Gamble was pulled over by police in 2015 for a broken tail light and a firearm and marijuana paraphernalia were found in the vehicle during the stop. Gamble was barred from owning a firearm because of a prior robbery conviction for which he served a year in prison. He also had a prior conviction in Alabama for drug possession stemming from a traffic stop. The federal government charged Gamble for the same crime, and he’s currently incarcerated in a federal facility awaiting the high court to hear his case.
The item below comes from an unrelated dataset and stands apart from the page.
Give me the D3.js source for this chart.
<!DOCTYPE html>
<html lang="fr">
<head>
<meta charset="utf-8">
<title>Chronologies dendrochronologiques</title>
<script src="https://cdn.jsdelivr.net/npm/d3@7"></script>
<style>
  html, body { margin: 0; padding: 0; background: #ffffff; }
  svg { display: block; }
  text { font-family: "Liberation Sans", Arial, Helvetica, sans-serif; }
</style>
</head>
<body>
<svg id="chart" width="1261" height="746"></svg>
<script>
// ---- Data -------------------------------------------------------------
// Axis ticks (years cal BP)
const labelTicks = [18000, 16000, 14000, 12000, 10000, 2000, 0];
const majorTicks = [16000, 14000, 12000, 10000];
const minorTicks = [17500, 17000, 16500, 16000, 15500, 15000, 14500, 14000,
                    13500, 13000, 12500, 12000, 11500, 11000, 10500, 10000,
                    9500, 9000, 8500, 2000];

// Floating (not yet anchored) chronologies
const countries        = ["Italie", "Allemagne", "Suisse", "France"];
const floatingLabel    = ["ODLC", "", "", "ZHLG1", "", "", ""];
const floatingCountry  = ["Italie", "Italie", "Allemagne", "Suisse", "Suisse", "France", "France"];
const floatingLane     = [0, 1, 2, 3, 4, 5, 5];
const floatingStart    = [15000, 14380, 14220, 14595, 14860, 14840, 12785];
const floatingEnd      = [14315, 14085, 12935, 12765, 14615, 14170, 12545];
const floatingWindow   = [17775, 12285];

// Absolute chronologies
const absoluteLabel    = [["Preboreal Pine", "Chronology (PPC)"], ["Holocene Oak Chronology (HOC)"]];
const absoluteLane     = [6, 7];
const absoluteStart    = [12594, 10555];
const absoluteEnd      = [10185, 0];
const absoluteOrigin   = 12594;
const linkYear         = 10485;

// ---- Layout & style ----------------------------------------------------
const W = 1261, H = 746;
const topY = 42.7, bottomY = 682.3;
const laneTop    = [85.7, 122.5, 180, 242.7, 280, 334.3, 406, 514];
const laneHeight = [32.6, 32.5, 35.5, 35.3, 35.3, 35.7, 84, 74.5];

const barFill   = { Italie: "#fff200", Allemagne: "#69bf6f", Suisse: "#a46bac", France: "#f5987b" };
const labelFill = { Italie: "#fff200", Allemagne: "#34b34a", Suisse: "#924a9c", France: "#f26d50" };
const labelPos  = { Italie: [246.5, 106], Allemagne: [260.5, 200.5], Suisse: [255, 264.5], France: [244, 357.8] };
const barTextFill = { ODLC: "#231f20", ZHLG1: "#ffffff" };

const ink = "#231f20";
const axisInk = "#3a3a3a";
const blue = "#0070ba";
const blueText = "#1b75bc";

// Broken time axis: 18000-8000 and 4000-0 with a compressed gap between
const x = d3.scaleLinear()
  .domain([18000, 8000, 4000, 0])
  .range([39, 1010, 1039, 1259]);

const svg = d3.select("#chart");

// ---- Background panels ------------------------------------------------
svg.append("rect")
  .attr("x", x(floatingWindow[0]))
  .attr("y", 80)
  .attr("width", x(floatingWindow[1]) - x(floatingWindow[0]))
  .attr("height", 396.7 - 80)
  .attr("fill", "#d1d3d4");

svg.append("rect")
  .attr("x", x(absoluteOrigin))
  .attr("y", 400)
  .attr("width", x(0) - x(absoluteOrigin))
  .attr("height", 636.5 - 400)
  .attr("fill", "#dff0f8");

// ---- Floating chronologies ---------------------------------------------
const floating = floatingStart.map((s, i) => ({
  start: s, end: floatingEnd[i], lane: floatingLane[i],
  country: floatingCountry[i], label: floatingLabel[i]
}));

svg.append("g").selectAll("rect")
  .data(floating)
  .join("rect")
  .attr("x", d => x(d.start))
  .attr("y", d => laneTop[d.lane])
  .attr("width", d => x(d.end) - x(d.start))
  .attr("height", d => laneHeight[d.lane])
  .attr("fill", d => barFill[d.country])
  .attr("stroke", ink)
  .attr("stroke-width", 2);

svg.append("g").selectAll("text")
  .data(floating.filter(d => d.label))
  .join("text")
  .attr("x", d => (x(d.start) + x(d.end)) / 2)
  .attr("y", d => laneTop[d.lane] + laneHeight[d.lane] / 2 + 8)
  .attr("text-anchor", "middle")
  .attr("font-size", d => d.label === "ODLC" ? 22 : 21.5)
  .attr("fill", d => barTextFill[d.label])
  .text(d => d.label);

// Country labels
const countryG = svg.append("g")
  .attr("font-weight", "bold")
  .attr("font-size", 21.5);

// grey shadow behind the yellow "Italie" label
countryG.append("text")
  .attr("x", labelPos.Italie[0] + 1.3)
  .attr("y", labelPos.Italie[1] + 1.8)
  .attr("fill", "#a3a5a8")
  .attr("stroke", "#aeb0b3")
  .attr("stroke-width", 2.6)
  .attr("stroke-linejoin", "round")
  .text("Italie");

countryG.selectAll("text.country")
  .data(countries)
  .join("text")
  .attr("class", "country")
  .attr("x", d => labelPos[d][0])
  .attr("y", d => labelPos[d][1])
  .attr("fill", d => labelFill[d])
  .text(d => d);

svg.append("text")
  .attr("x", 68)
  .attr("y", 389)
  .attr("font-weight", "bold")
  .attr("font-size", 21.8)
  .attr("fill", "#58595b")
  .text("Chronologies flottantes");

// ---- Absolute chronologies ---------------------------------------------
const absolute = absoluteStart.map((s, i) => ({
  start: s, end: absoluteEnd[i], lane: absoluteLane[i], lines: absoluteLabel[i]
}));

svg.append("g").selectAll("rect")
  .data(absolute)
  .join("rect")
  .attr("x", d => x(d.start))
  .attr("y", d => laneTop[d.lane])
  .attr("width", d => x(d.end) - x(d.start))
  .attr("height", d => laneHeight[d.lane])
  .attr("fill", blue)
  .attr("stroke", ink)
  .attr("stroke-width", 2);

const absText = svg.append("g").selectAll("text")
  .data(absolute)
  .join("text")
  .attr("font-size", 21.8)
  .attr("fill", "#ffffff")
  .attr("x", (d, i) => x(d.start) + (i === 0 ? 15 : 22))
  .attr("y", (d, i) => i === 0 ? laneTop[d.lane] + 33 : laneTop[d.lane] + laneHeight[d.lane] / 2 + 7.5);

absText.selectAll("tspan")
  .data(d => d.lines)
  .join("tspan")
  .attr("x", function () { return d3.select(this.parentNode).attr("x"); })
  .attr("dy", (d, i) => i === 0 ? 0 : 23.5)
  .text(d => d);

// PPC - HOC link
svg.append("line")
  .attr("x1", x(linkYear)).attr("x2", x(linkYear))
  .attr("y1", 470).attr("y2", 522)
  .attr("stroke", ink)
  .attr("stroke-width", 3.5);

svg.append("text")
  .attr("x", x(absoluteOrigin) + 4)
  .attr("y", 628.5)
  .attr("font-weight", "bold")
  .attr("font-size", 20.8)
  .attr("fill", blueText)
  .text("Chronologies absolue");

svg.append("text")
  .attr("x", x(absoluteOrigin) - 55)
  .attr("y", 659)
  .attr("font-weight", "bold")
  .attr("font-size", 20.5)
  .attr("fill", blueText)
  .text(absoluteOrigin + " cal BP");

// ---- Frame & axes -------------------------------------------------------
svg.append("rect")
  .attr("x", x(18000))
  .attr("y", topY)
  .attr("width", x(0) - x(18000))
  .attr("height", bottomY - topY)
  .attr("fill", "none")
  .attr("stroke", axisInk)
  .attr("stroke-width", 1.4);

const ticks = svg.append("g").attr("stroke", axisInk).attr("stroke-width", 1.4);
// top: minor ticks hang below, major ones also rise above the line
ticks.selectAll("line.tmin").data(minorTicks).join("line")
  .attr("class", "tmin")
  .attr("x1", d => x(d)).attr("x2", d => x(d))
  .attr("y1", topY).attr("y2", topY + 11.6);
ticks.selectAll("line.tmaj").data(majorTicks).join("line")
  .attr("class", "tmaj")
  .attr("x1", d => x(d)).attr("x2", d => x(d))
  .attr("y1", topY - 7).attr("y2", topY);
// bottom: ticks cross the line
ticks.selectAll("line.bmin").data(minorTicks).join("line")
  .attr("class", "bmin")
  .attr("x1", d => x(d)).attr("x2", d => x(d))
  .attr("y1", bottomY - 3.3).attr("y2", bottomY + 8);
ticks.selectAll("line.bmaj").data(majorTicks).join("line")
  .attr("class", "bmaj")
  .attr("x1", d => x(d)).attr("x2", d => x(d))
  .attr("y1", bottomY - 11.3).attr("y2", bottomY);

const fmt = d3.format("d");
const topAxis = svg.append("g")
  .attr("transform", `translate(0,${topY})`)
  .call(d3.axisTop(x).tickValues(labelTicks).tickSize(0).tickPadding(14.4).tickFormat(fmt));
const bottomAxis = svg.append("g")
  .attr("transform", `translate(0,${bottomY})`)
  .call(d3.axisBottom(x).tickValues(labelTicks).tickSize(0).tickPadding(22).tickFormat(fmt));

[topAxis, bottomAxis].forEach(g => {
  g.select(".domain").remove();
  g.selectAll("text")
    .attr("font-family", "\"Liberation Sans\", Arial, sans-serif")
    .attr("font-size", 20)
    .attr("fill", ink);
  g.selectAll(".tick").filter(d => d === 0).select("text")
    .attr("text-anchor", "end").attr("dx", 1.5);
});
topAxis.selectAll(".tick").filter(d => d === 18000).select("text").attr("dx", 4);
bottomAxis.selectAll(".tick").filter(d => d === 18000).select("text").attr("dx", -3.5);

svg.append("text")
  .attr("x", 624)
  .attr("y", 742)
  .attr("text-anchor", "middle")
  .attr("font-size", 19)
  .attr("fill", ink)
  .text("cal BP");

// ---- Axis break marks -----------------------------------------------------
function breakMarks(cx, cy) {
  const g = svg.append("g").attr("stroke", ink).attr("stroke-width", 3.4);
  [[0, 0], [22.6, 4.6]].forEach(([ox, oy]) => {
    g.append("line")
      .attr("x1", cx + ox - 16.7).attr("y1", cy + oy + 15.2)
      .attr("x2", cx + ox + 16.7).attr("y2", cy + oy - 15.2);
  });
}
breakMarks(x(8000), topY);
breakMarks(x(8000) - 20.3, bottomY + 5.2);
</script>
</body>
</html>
The brief  by Banner and Cassell argues that the “dual sovereign doctrine” – which permitted the prosecution of Gamble by both Alabama and the United States for the same crime of being a felon in possession of a firearm – should be overruled.  Banner and Cassell made this argument from an originalist perspective, arguing that the original meaning of the Double Jeopardy Clause does not permit such multiple prosecutions.  The brief concludes: “Defendants today have weaker double jeopardy protection than they did at the Founding, when the Double Jeopardy Clause was understood to bar successive prosecutions by all sovereigns, not just the sovereign that prosecuted first. If judges can weaken constitutional protections for policy reasons that seem pressing at the time, one wonders what the Constitution is for.”